The request: From the entries below, list each line with "this".

## Begin

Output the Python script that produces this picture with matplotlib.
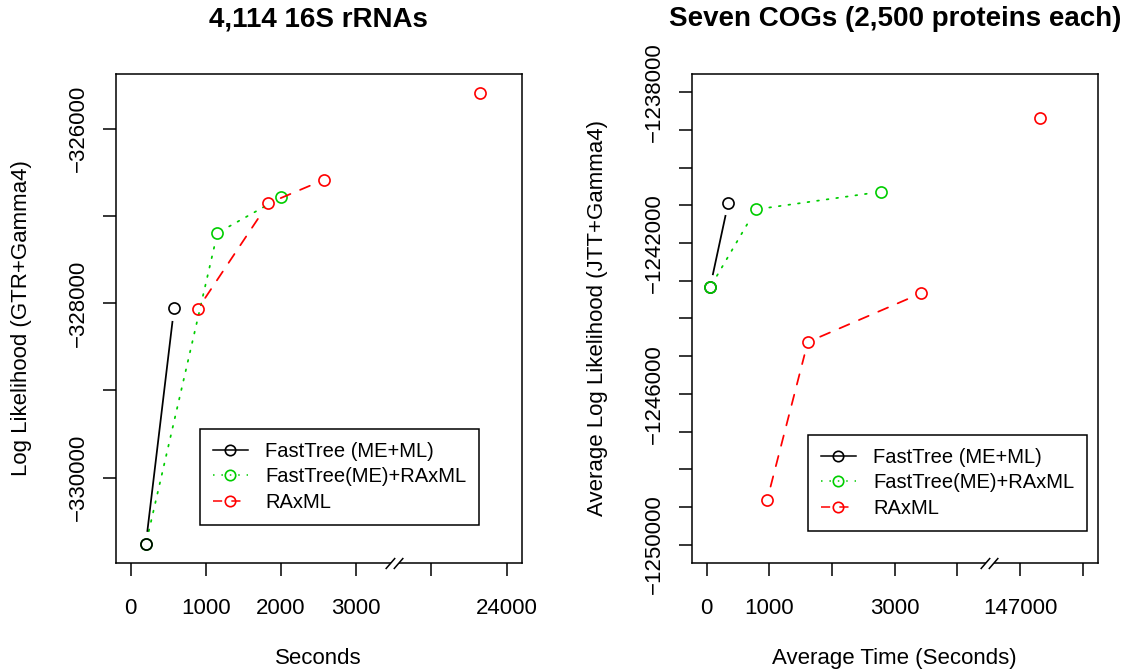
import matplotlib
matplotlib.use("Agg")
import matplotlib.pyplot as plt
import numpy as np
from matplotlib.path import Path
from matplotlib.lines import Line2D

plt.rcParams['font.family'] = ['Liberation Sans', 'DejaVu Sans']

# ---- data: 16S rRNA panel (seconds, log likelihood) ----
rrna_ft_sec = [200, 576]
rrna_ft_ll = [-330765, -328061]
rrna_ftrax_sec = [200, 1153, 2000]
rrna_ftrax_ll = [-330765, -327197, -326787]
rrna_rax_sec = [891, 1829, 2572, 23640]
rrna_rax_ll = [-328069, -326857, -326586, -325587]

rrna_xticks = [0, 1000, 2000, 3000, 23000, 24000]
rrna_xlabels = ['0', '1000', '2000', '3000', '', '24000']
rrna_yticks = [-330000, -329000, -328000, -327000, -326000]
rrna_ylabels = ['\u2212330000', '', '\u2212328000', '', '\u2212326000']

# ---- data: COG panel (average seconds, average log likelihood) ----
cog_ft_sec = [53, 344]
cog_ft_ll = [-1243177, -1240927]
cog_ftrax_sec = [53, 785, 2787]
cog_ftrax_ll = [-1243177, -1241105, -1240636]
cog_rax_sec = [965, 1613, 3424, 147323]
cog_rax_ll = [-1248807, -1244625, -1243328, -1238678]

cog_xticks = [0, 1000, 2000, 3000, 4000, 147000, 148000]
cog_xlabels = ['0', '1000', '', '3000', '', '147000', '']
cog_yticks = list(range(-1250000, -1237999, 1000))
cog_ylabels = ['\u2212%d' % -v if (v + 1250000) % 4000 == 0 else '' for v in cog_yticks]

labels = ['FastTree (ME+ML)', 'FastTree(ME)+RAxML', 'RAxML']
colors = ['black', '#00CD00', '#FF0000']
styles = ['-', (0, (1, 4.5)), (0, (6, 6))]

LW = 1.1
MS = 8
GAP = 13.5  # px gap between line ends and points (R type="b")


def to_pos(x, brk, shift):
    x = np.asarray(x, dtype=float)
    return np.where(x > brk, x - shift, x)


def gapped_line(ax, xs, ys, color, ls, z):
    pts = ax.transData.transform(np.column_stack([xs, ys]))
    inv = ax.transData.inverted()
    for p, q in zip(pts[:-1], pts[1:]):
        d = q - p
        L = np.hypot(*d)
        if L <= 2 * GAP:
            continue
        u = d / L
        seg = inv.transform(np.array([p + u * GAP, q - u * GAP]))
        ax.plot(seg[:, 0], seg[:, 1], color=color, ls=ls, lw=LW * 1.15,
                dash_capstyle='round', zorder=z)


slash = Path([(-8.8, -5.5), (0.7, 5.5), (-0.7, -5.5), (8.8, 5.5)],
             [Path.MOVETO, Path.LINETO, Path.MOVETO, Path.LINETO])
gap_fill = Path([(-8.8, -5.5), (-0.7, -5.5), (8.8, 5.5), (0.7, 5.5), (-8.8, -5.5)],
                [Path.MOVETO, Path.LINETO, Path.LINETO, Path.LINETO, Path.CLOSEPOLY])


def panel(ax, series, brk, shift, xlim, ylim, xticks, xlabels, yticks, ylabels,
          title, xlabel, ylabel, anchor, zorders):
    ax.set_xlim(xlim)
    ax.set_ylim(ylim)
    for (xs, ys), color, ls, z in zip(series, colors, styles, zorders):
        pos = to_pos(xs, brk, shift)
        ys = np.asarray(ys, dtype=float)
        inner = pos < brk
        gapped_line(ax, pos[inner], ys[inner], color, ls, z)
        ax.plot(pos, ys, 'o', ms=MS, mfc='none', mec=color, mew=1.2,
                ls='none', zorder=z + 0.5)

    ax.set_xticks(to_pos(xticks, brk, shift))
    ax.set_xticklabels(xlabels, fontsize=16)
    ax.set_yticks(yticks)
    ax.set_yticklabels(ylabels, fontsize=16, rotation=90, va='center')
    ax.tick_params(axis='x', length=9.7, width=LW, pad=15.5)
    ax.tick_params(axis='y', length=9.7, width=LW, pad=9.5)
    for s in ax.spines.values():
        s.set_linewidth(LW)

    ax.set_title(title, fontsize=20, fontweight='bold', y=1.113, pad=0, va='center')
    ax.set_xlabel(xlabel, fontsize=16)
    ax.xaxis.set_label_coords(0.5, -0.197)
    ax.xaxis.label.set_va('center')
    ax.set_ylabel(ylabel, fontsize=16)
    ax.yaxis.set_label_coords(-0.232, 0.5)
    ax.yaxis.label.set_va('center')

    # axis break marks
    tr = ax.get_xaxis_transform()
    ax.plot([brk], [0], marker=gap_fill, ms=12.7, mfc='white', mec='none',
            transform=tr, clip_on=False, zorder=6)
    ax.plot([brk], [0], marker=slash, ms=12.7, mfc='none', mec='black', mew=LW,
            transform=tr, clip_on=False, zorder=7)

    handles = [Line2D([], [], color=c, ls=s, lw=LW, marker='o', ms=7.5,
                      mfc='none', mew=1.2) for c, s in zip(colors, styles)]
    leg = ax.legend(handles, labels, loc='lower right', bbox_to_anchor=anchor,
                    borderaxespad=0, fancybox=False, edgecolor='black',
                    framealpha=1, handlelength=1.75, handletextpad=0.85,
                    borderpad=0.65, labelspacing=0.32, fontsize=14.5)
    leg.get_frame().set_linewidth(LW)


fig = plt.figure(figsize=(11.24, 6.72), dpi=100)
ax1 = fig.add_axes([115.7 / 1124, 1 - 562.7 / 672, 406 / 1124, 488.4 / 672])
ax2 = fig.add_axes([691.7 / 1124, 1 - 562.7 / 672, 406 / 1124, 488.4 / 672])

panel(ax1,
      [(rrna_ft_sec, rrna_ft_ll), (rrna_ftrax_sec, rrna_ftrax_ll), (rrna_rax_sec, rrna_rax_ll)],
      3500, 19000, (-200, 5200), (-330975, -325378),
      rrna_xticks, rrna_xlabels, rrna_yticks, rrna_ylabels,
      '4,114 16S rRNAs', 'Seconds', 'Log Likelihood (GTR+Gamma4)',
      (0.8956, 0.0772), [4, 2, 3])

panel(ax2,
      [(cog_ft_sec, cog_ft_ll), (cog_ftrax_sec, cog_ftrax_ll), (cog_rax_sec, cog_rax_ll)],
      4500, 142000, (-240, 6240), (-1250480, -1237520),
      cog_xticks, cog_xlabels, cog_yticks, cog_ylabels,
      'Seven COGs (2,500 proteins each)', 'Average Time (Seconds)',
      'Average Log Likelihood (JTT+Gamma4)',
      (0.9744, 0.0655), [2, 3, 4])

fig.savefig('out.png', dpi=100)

## End
## Begin

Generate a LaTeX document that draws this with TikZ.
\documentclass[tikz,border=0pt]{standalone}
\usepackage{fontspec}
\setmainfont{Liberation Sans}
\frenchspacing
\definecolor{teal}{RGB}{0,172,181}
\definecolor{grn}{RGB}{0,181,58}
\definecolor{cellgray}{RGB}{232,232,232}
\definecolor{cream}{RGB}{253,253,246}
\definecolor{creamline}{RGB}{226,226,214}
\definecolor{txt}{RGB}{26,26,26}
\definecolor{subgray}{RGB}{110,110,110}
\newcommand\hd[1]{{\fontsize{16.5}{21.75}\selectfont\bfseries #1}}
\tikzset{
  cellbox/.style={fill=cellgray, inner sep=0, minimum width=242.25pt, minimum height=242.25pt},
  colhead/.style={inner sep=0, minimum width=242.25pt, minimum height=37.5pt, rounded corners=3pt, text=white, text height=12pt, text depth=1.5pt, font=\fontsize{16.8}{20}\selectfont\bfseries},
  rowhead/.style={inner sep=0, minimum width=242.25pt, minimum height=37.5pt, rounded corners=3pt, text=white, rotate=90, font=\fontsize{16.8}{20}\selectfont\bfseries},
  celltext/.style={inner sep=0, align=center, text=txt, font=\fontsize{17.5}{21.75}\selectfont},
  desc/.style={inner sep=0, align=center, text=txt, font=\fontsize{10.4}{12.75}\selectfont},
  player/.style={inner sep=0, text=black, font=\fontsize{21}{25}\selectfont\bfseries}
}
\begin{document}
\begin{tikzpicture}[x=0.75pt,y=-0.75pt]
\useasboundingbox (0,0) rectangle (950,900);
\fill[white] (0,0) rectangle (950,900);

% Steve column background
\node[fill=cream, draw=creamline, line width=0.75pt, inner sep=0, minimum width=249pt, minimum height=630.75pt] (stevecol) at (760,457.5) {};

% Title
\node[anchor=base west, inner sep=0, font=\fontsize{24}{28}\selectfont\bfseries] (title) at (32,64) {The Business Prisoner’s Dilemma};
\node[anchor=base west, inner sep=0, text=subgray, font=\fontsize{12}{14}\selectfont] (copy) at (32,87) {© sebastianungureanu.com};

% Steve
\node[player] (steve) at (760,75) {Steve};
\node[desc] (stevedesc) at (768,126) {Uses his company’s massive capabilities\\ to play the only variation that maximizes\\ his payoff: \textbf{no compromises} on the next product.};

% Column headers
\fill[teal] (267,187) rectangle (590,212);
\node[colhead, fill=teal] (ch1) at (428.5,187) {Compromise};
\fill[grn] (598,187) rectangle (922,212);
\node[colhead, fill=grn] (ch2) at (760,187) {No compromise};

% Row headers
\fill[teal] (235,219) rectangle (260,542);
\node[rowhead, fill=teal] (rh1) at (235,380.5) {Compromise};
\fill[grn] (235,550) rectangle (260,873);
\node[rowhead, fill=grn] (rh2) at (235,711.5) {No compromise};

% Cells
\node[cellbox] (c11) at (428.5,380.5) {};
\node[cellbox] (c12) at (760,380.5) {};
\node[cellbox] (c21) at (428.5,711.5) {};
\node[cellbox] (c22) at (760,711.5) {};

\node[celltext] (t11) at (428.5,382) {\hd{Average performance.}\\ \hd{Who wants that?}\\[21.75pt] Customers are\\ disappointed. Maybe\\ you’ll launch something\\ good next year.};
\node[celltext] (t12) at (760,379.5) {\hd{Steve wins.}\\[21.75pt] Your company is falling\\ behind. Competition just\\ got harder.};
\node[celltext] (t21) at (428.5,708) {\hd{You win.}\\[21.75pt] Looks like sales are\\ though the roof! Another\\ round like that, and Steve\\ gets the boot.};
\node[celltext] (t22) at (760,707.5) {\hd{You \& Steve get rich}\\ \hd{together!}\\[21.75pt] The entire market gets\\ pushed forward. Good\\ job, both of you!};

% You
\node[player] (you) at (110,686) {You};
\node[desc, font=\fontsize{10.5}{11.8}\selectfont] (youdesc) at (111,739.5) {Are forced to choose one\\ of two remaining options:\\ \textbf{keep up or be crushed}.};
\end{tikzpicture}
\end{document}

## End

Expected answer:
Output the Python script that produces this picture with matplotlib.
Generate a LaTeX document that draws this with TikZ.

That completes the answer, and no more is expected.